## Begin Records for the exercise
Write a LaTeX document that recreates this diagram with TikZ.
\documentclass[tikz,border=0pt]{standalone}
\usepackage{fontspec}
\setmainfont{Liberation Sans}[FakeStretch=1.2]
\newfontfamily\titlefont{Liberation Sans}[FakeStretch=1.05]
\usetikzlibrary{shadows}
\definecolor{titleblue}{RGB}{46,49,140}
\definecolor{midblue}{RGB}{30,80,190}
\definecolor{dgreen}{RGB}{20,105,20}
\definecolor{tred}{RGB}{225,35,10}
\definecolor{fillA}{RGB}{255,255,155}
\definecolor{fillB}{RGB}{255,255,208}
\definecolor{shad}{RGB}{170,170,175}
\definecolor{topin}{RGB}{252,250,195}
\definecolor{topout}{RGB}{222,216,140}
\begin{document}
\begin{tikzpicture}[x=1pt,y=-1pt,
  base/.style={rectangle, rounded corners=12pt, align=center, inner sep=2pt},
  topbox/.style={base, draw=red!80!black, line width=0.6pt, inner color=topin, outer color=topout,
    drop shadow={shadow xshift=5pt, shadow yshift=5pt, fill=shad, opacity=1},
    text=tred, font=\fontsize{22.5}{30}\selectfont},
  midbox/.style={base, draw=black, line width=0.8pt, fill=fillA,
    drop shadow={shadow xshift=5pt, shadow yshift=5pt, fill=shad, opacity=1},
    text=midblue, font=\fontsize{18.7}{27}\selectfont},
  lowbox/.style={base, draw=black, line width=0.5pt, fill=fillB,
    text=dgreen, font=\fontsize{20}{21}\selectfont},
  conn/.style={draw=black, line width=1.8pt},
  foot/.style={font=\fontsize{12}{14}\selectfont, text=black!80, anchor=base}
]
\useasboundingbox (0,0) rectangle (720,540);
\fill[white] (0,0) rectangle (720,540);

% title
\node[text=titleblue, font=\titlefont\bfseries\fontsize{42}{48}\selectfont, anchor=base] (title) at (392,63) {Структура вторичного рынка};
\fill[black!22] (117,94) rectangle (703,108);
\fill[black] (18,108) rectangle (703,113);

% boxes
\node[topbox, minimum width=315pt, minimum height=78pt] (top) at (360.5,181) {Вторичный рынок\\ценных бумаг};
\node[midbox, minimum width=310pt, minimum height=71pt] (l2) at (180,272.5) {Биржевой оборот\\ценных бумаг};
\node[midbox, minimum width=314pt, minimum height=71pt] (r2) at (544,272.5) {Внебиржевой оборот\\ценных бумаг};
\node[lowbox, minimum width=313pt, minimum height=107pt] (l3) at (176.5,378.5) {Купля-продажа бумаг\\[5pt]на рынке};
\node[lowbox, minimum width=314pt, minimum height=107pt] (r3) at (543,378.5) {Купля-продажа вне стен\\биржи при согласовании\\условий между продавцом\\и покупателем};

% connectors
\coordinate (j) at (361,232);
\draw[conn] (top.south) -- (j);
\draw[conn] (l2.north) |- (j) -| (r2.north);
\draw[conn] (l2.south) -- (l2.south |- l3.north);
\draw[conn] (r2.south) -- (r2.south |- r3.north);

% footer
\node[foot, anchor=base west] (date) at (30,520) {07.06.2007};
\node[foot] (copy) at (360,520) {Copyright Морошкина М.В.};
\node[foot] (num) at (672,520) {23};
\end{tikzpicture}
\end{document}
## End Records for the exercise
## Begin Records for the exercise
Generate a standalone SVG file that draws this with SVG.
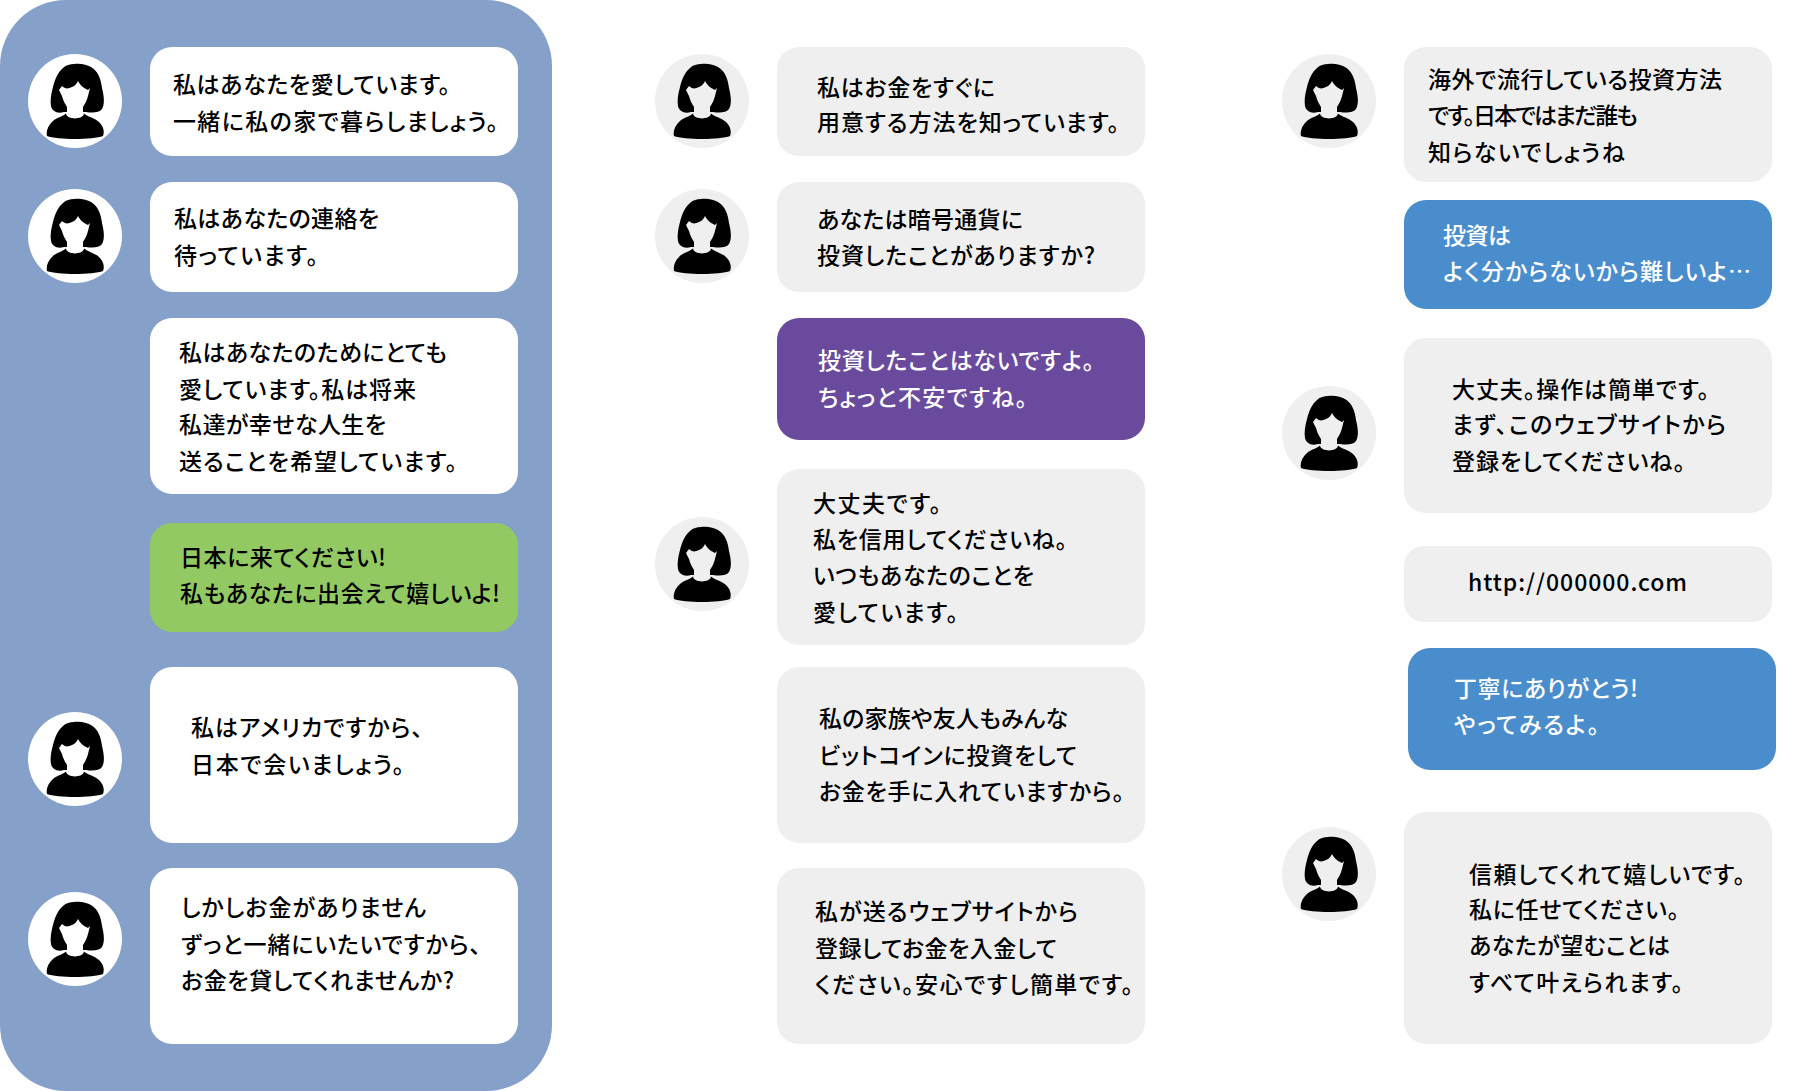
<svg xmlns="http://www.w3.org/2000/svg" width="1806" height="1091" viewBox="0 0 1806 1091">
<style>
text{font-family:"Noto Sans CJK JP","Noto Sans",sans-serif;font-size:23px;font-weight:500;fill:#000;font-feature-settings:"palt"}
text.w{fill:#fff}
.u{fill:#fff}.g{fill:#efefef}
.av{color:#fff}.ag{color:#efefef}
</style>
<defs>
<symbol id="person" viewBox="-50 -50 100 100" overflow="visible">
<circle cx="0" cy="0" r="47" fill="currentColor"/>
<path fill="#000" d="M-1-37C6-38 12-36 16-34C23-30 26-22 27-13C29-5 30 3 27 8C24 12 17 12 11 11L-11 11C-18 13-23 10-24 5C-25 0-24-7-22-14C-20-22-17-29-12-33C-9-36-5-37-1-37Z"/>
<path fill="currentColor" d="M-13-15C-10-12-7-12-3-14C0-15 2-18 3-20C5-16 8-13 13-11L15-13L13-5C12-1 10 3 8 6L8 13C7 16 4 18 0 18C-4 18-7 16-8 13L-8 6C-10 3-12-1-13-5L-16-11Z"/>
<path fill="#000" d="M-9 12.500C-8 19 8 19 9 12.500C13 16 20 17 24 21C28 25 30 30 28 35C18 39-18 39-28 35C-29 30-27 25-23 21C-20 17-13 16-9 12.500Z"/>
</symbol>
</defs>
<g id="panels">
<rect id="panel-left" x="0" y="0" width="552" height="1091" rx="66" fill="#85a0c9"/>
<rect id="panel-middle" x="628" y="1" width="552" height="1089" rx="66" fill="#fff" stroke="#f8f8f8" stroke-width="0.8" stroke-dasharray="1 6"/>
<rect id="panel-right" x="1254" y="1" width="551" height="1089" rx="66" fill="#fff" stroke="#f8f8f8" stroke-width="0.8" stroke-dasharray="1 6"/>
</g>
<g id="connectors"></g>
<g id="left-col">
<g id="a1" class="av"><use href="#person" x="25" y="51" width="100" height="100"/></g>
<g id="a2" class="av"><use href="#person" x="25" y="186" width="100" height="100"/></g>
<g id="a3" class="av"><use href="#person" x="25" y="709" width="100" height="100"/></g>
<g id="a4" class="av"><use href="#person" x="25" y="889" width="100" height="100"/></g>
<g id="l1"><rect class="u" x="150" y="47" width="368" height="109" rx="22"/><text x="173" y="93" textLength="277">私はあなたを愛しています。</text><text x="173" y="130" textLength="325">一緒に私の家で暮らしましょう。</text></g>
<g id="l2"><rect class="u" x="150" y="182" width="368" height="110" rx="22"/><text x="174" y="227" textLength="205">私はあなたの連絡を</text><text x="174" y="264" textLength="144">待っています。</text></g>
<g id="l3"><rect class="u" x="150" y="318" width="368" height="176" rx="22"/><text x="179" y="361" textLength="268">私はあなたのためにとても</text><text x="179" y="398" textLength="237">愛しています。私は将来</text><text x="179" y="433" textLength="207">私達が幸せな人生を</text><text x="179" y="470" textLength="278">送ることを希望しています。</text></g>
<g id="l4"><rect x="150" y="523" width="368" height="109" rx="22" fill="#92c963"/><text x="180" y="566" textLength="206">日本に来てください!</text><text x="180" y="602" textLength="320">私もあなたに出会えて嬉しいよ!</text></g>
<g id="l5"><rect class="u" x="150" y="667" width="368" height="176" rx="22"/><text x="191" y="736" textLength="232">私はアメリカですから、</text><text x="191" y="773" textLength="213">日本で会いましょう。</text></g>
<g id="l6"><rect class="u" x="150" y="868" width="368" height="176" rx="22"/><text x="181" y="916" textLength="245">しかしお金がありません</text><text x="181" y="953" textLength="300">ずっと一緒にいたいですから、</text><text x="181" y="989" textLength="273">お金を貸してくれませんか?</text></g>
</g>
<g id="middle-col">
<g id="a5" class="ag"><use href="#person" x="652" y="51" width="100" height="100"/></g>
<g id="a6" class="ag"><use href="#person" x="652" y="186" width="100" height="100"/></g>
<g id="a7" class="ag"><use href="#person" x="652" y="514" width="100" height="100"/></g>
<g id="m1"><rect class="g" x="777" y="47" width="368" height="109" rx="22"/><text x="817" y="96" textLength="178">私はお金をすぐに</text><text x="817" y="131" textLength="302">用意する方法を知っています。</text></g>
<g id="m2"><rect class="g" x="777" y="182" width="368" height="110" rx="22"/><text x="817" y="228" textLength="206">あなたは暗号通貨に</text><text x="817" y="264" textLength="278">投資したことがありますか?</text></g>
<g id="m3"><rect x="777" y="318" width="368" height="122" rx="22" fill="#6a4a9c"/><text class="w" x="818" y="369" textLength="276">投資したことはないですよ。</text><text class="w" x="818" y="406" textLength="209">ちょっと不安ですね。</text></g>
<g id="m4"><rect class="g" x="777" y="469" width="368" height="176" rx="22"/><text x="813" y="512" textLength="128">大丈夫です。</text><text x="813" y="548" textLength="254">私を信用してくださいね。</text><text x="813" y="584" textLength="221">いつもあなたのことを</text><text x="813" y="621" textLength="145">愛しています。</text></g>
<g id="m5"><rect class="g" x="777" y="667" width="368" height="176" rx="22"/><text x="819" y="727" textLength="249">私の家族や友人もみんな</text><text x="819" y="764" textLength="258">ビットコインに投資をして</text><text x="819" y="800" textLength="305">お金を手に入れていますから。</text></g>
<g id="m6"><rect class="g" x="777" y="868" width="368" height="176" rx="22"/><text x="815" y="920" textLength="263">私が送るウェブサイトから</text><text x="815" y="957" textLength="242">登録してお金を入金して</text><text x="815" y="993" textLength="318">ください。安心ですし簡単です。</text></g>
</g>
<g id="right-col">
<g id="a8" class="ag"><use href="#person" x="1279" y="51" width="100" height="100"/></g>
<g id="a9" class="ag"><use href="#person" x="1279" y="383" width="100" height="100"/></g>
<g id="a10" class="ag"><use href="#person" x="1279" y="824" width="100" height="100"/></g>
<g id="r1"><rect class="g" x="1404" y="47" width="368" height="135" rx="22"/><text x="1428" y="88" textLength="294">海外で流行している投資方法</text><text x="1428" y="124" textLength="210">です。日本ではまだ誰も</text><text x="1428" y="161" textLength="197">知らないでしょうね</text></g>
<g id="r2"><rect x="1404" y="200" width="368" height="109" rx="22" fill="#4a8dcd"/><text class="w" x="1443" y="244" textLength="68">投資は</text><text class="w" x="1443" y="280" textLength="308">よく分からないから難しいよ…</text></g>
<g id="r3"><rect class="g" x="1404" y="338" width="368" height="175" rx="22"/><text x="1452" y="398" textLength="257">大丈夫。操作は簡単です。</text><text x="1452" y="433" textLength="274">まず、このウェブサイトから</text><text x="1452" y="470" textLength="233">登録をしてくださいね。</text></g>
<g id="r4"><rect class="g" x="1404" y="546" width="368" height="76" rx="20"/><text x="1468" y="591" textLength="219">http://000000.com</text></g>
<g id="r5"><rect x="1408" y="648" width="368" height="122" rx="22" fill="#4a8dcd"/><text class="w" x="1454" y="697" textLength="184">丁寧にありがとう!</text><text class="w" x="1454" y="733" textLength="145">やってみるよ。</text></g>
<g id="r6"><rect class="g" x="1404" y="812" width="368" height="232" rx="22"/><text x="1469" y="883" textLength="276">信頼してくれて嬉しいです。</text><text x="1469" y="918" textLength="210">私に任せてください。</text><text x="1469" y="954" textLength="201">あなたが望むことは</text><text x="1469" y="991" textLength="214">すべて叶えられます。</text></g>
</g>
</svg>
## End Records for the exercise
● Written instruction
Everything from the line with "Write a LaTeX" through the line with "width=314pt, minimum height=107pt]" is to be output exactly; leave out all other lines.

● Answer to this task
Write a LaTeX document that recreates this diagram with TikZ.
\documentclass[tikz,border=0pt]{standalone}
\usepackage{fontspec}
\setmainfont{Liberation Sans}[FakeStretch=1.2]
\newfontfamily\titlefont{Liberation Sans}[FakeStretch=1.05]
\usetikzlibrary{shadows}
\definecolor{titleblue}{RGB}{46,49,140}
\definecolor{midblue}{RGB}{30,80,190}
\definecolor{dgreen}{RGB}{20,105,20}
\definecolor{tred}{RGB}{225,35,10}
\definecolor{fillA}{RGB}{255,255,155}
\definecolor{fillB}{RGB}{255,255,208}
\definecolor{shad}{RGB}{170,170,175}
\definecolor{topin}{RGB}{252,250,195}
\definecolor{topout}{RGB}{222,216,140}
\begin{document}
\begin{tikzpicture}[x=1pt,y=-1pt,
  base/.style={rectangle, rounded corners=12pt, align=center, inner sep=2pt},
  topbox/.style={base, draw=red!80!black, line width=0.6pt, inner color=topin, outer color=topout,
    drop shadow={shadow xshift=5pt, shadow yshift=5pt, fill=shad, opacity=1},
    text=tred, font=\fontsize{22.5}{30}\selectfont},
  midbox/.style={base, draw=black, line width=0.8pt, fill=fillA,
    drop shadow={shadow xshift=5pt, shadow yshift=5pt, fill=shad, opacity=1},
    text=midblue, font=\fontsize{18.7}{27}\selectfont},
  lowbox/.style={base, draw=black, line width=0.5pt, fill=fillB,
    text=dgreen, font=\fontsize{20}{21}\selectfont},
  conn/.style={draw=black, line width=1.8pt},
  foot/.style={font=\fontsize{12}{14}\selectfont, text=black!80, anchor=base}
]
\useasboundingbox (0,0) rectangle (720,540);
\fill[white] (0,0) rectangle (720,540);

% title
\node[text=titleblue, font=\titlefont\bfseries\fontsize{42}{48}\selectfont, anchor=base] (title) at (392,63) {Структура вторичного рынка};
\fill[black!22] (117,94) rectangle (703,108);
\fill[black] (18,108) rectangle (703,113);

% boxes
\node[topbox, minimum width=315pt, minimum height=78pt] (top) at (360.5,181) {Вторичный рынок\\ценных бумаг};
\node[midbox, minimum width=310pt, minimum height=71pt] (l2) at (180,272.5) {Биржевой оборот\\ценных бумаг};
\node[midbox, minimum width=314pt, minimum height=71pt] (r2) at (544,272.5) {Внебиржевой оборот\\ценных бумаг};
\node[lowbox, minimum width=313pt, minimum height=107pt] (l3) at (176.5,378.5) {Купля-продажа бумаг\\[5pt]на рынке};
\node[lowbox, minimum width=314pt, minimum height=107pt] (r3) at (543,378.5) {Купля-продажа вне стен\\биржи при согласовании\\условий между продавцом\\и покупателем};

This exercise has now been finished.